See you next Wednesday for more William Holden!


Portrait of Jennie

portrait of jennie

I’m struggling with how to write about director William Dieterle’s 1948 film, Portrait of Jennie, because it’s the kind of movie it’s better not to know too much about beforehand.  But how can you convince someone who’s never watched a certain movie to do so, without talking about it and possibly giving too much away?  It’s tricky!

In brief, Portrait of Jennie  is the story of Eben Adams (Joseph Cotten), a poverty-stricken artist who is struggling to give his paintings meaning and soul.  He meets Jennie (Jennifer Jones), a strange but lovely young girl who inspires his creativity and becomes his muse.  Each time he encounters Jennie she is much older than she was the last time he saw her, even though not much time has passed.  She refers to places and people long gone, seeming to have lived through events that happened many years before.

As Jennie grows into womanhood, she and Eben fall in love.  But who is Jennie?  Where does she come from and how can this really be happening?  Is there something otherworldly and out-of-time taking place, or is Eben losing his mind?  It’s a haunting, eerily romantic story of obsession, artistic inspiration, and a love that defies the boundaries of time and death.

And already I fear I’ve said too much!

The actors in Portrait of Jennie are all simply wonderful, starting with Jennifer Jones.  Though she was in her late 20s when she played Jennie Appleton, Jones is very convincing as she ages from little girl to teenager to young woman.  Joseph Cotten gives a passionate but grounded performance as Eben Adams, providing the character with a certain realism in the midst of an ethereal story.  Cotten’s Eben is a very attractive, fascinating man and artist – one you can understand Jennie loving and searching for in spite of the seemingly insurmountable obstacles keeping them apart.
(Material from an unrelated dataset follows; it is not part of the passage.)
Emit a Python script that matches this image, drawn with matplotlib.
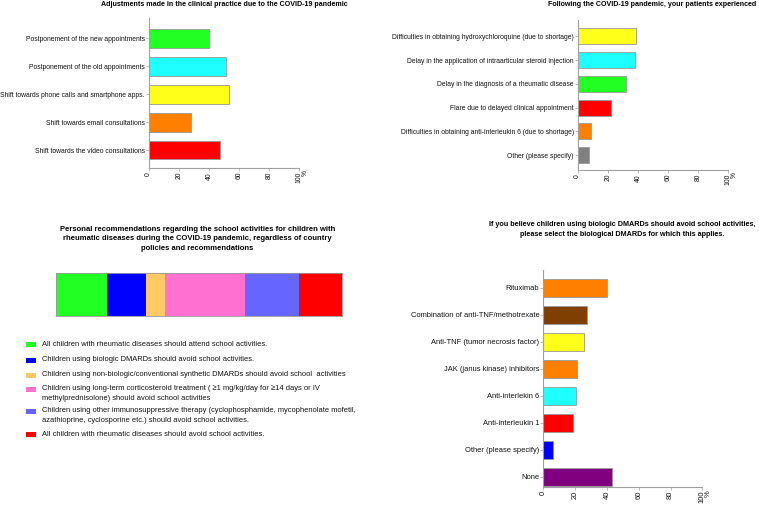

The supporting actors are great too, portrait - cotten barrymoreespecially Ethel Barrymore as Miss Spinney, Eben’s art dealer.  She’s a source of wisdom, humor, understanding and kindness at times when he needs those things most.  David Wayne plays Eben’s best friend, another loveable character who looks out for and helps his pal.  He’s also very funny, providing a touch of comic relief in a film that’s otherwise rather melancholy.
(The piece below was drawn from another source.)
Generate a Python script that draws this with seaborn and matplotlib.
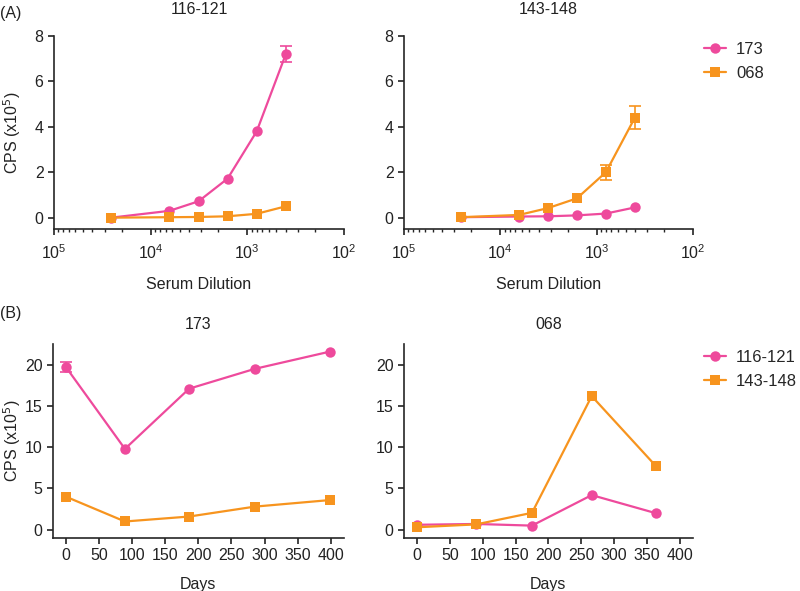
import numpy as np
import pandas as pd
import matplotlib
matplotlib.use("Agg")
import matplotlib.pyplot as plt
import seaborn as sns

# -----------------------------
# Data
# -----------------------------
dilution = [25600, 6400, 3200, 1600, 800, 400]

# (A) 116-121 peptide
a1_173 = [0.0, 0.30, 0.72, 1.72, 3.80, 7.20]
a1_173_err = [0, 0, 0, 0, 0, 0.35]
a1_068 = [0.0, 0.02, 0.03, 0.06, 0.17, 0.50]
a1_068_err = [0, 0, 0, 0, 0, 0]

# (A) 143-148 peptide
a2_173 = [0.02, 0.05, 0.06, 0.10, 0.18, 0.45]
a2_173_err = [0, 0, 0, 0, 0, 0]
a2_068 = [0.02, 0.12, 0.42, 0.85, 2.00, 4.40]
a2_068_err = [0, 0, 0, 0, 0.33, 0.50]

# (B) serum 173
days_173 = [0, 89, 186, 285, 399]
b1_116 = [19.7, 9.8, 17.1, 19.5, 21.6]
b1_116_err = [0.6, 0, 0, 0, 0]
b1_143 = [4.0, 1.0, 1.6, 2.8, 3.6]
b1_143_err = [0, 0, 0, 0, 0]

# (B) serum 068
days_068 = [0, 90, 175, 266, 364]
b2_116 = [0.6, 0.7, 0.5, 4.2, 2.0]
b2_116_err = [0, 0, 0, 0, 0]
b2_143 = [0.3, 0.65, 2.05, 16.2, 7.7]
b2_143_err = [0, 0, 0, 0, 0]

PINK = "#ee4a9c"
ORANGE = "#f7941e"

sns.set_theme(style="ticks")
plt.rcParams["font.family"] = ["Liberation Sans", "DejaVu Sans"]
plt.rcParams["axes.linewidth"] = 1.2
plt.rcParams["xtick.major.width"] = 1.2
plt.rcParams["ytick.major.width"] = 1.2

FS = 11.5
TXT = "#222222"


def long_df(x, series):
    rows = []
    for name, (vals, errs) in series.items():
        for xi, v, e in zip(x, vals, errs):
            rows.append({"x": xi, "y": v, "err": e, "group": name})
    return pd.DataFrame(rows)


def draw(ax, df, names):
    sns.lineplot(data=df, x="x", y="y", hue="group", style="group",
                 hue_order=names, style_order=names,
                 palette=[PINK, ORANGE], markers=["o", "s"], dashes=False,
                 markersize=7.5, markeredgewidth=0, linewidth=1.6, ax=ax)
    for name, col in zip(names, [PINK, ORANGE]):
        sub = df[(df["group"] == name) & (df["err"] > 0)]
        if len(sub):
            ax.errorbar(sub["x"], sub["y"], yerr=sub["err"], fmt="none",
                        ecolor=col, elinewidth=1.2, capsize=4, capthick=1.2)


fig = plt.figure(figsize=(8, 5.91), dpi=100)
ax1 = fig.add_axes([0.0675, 0.6125, 0.3625, 0.3266])
ax2 = fig.add_axes([0.505, 0.6125, 0.361, 0.3266])
ax3 = fig.add_axes([0.066, 0.0897, 0.364, 0.328])
ax4 = fig.add_axes([0.505, 0.0897, 0.361, 0.328])

# top row
df1 = long_df(dilution, {"173": (a1_173, a1_173_err), "068": (a1_068, a1_068_err)})
df2 = long_df(dilution, {"173": (a2_173, a2_173_err), "068": (a2_068, a2_068_err)})
draw(ax1, df1, ["173", "068"])
draw(ax2, df2, ["173", "068"])
for ax, title in [(ax1, "116-121"), (ax2, "143-148")]:
    ax.set_xscale("log")
    ax.set_xlim(1e5, 1e2)
    ax.set_ylim(-0.5, 8)
    ax.set_yticks([0, 2, 4, 6, 8])
    ax.set_title(title, fontsize=FS, pad=16, color=TXT)
    ax.tick_params(axis="x", pad=6)
    ax.set_xlabel("Serum Dilution", fontsize=FS, labelpad=11, color=TXT)
    ax.set_ylabel("")

# bottom row
df3 = long_df(days_173, {"116-121": (b1_116, b1_116_err), "143-148": (b1_143, b1_143_err)})
df4 = long_df(days_068, {"116-121": (b2_116, b2_116_err), "143-148": (b2_143, b2_143_err)})
draw(ax3, df3, ["116-121", "143-148"])
draw(ax4, df4, ["116-121", "143-148"])
for ax, title in [(ax3, "173"), (ax4, "068")]:
    ax.set_xlim(-20, 420)
    ax.set_ylim(-1, 22.5)
    ax.set_xticks(range(0, 401, 50))
    ax.set_yticks([0, 5, 10, 15, 20])
    ax.set_title(title, fontsize=FS, pad=11, color=TXT)
    ax.tick_params(axis="x", pad=3)
    ax.set_xlabel("Days", fontsize=FS, labelpad=10, color=TXT)
    ax.set_ylabel("")

for ax in [ax1, ax2, ax3, ax4]:
    sns.despine(ax=ax)
    ax.tick_params(labelsize=FS, length=4, color=TXT, labelcolor=TXT)
    ax.tick_params(which="minor", length=2.5, width=1.0)

ax1.set_ylabel("CPS (x10$^5$)", fontsize=FS, color=TXT)
ax3.set_ylabel("CPS (x10$^5$)", fontsize=FS, color=TXT)
ax1.yaxis.set_label_coords(-0.108, 0.5)
ax3.yaxis.set_label_coords(-0.104, 0.5)

# legends: only on the right panels
ax1.get_legend().remove()
ax3.get_legend().remove()
for ax in [ax2, ax4]:
    ax.legend(loc="upper left", bbox_to_anchor=(1.0, 1.03), frameon=False,
              fontsize=FS + 0.5, handlelength=1.3, handletextpad=0.6,
              labelspacing=0.55, borderaxespad=0.3)

fig.text(0.0, 0.978, "(A)", fontsize=FS, va="center", color=TXT)
fig.text(0.0, 0.47, "(B)", fontsize=FS, va="center", color=TXT)

fig.savefig("out.png", dpi=100)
The movie is a feast for the eyes and ears.  The cinematography is gorgeous and atmospheric.  Often views are seen through a filter that makes the scene resemble an oil painting on canvas, like something Eben might have painted.  Also interesting is the use of color in the film.  Most of the movie is in black and white, but at key moments toward the end, washes of color and even vivid Technicolor are used to stunning effect.

Producer David O. Selznick had the film shot on location in New York City, and when Eben and Jennie walk through a snowy Central Park, their breath coming out in puffs of steam, you can almost feel the cold yourself.  Those moments of realism make the dreamier, more mystical moments – as when Jennie leaves Eben and disappears in the gloaming – that much more striking. 

Composer Dimitri Tiomkin incorporated music by French impressionist composer Claude Debussy into his memorable score.  Bernard Herrmann (who among his many credits wrote the score to another superb supernatural romance, The Ghost and Mrs. Muir) was initially slated to write the movie’s music, but he had to back out due to production delays.  Herrmann did write the strange little song Jennie sings to Eben at their first meeting, however.  Hearing it gives me me chills — it’s spooky and beautiful, setting the tone for the rest of the movie very well.

It’s difficult to do Portrait of Jennie justice with mere words.  It does what great movies are so good at – taking the viewer out of his or her own time, place and prosaic reality and into another world.

Much like with Peter Ibbetson, which I wrote about last month, it helps to check your cynicism a the door and give yourself over to the sheer romanticism and beauty of the movie.  When you do that, it’s easy to be swept away by the mystery and mysticism of Portrait of Jennie.